In short – if the head of an organisation frequently stresses the need for employees to be extremely careful, they will be.
The days of regulatory heel-dragging may be over, too. PA Consulting Group is working with regulators in key jurisdictions to help them introduce minimum cyber-crime protection standards, which will enable organisations to easily assess whether their safeguards are up to the challenge. If not, firms will know how they’re exposed, and what they should do about it.
What’s more, the perceived failure of asset managers to tackle the issue may be exaggerated. Some daren’t openly advertise their efforts to thwart cyber criminals, as they fear doing so would make them a target.
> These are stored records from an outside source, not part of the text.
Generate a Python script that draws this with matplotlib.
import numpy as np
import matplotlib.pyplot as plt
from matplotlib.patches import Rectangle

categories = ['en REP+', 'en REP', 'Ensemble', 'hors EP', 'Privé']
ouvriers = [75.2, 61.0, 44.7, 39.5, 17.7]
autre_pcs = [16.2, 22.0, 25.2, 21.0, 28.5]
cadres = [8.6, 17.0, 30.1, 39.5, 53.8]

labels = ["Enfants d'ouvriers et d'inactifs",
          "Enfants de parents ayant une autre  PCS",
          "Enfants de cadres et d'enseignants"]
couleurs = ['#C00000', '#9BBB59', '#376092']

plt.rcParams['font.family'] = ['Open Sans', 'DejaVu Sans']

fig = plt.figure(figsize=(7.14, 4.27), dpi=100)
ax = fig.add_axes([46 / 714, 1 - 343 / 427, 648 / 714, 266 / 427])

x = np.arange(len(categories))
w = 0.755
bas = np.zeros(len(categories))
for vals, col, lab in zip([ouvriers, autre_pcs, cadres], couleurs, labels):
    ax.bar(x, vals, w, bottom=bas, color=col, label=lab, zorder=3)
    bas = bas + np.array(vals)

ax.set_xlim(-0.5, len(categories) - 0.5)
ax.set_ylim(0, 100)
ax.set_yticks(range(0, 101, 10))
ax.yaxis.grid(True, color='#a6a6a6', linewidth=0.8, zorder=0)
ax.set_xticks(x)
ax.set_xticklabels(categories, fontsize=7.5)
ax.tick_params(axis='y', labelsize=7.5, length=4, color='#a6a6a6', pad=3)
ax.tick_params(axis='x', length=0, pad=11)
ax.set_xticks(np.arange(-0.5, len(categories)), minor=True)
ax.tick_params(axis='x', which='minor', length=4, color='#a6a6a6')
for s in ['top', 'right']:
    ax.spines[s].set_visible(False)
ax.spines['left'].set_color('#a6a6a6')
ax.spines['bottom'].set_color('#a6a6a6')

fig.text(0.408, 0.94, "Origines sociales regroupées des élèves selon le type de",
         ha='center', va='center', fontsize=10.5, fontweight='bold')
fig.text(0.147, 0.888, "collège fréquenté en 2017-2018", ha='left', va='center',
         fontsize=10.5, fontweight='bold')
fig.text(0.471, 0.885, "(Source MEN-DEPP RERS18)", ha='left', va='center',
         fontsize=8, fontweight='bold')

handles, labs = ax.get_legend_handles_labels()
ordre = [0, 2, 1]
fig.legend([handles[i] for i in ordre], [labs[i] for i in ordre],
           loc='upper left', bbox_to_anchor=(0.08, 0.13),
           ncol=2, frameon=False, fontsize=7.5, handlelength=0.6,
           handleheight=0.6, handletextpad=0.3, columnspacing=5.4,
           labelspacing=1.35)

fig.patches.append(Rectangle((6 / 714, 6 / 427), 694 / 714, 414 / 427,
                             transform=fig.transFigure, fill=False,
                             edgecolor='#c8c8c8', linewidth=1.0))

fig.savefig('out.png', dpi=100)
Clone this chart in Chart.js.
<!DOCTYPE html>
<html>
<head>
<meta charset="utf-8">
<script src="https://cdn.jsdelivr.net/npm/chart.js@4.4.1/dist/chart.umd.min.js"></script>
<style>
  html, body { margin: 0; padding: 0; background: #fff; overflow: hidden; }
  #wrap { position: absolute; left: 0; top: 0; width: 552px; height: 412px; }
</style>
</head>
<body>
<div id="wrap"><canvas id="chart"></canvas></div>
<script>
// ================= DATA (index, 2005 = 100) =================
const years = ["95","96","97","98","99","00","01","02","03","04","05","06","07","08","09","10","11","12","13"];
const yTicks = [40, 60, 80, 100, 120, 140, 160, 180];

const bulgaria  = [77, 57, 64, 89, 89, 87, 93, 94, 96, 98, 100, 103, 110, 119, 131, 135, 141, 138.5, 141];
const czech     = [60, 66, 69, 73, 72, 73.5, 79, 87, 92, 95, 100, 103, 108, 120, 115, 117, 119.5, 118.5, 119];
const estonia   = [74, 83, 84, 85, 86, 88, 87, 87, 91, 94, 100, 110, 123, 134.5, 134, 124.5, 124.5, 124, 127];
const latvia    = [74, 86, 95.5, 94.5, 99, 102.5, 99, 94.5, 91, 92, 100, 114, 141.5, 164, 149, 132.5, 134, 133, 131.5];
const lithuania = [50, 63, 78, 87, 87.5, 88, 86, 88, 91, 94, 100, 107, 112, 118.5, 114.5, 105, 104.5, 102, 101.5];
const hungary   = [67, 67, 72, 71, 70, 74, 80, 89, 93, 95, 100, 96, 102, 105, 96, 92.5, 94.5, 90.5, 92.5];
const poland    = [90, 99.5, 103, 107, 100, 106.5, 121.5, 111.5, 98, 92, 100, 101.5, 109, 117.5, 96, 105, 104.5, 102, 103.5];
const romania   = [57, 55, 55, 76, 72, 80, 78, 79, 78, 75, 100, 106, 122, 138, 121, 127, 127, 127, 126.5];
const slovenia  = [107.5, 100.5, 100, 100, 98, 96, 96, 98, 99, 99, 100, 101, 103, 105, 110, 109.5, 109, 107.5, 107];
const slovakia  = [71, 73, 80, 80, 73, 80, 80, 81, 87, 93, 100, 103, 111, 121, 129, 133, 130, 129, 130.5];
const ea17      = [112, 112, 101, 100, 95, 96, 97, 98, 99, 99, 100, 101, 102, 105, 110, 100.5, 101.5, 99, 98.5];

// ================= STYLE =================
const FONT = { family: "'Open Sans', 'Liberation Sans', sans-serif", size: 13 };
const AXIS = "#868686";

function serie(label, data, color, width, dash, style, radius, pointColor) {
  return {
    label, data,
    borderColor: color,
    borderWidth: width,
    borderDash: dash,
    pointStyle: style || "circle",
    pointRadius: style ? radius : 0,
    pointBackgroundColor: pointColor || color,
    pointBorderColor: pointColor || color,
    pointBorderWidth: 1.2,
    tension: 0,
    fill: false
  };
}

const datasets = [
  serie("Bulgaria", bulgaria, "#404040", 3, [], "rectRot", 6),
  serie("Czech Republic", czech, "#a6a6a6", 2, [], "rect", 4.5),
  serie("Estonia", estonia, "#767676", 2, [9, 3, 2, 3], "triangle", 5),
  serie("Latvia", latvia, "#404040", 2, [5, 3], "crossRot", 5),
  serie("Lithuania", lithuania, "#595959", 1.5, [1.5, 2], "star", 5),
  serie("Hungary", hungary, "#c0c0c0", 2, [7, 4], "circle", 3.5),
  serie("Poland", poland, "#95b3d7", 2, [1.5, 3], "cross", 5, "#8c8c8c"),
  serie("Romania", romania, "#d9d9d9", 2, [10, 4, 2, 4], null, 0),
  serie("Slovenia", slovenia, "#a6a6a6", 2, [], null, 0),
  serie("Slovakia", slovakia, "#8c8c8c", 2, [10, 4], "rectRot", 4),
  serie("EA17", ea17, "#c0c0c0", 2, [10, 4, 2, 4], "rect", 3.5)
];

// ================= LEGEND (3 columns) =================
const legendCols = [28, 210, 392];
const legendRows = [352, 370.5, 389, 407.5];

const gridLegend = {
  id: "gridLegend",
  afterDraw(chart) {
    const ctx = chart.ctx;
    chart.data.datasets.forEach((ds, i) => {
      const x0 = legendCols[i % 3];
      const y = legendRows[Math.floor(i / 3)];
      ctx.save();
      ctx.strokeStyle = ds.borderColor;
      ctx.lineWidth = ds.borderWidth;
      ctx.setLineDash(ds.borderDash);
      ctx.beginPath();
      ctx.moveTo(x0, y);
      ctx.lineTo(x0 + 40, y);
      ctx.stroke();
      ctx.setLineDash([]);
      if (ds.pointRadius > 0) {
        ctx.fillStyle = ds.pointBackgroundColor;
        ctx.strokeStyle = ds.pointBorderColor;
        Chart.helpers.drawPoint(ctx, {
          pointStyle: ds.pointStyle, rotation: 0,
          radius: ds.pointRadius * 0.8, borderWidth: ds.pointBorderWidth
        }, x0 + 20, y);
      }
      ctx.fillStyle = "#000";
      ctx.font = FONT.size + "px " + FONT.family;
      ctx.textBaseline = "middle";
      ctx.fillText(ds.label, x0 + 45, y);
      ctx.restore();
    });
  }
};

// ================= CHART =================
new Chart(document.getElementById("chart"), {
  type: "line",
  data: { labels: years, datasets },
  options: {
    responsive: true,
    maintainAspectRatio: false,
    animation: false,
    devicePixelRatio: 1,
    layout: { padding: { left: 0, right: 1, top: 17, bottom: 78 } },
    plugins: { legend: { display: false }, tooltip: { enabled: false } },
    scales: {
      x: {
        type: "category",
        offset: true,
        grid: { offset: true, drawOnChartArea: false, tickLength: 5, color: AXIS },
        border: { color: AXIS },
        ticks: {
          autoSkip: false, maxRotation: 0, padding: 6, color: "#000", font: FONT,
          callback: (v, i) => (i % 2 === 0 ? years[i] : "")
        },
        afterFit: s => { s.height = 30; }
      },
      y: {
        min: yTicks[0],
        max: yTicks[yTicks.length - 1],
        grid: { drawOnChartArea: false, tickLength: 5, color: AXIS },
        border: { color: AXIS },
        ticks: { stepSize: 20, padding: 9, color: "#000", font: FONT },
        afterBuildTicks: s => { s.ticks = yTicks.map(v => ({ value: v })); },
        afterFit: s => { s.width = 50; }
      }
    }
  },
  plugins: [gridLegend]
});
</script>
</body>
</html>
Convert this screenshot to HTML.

“We don’t want to set hackers the challenge of testing our defences – and we don’t want to give them an idea of what we’re doing,” says one firm that declined to be named, out of concern that speaking publicly would be a red rag to a bull.
Such concerns are not without foundation. Another firm, which likewise wishes to remain anonymous, stated a competitor had seen cyber attacks more than triple in volume after making its security measures public. In the world of cyber crime, being overtly proactive can be provocative. Even those willing to go on the record are reticent to delve into specifics. BlackRock merely confirmed it takes the issue very seriously, and has invested “significantly” in safeguards.
Still, firms may be taking measures, but is it enough? PwC’s 2016 ‘Global State of Information Security’ report found a 14% year-on-year average increase in cyber-security spending by the sector, but noted “a lack of progress” in vulnerability examinations, threat-monitoring and employee awareness training. Much of the increase in spend was, in any event, spurred by firms installing rudimentary protection systems and detection software for the first time.
This simply isn’t acceptable in 2016. Whether a comprehensive cyber-security framework is adopted electively, or imposed from on high, not having one isn’t an option any longer.
Asset managers need to get one, fast – it’s not a matter of whether they’ll be targeted, but when. After all, criminals go wherever the money is.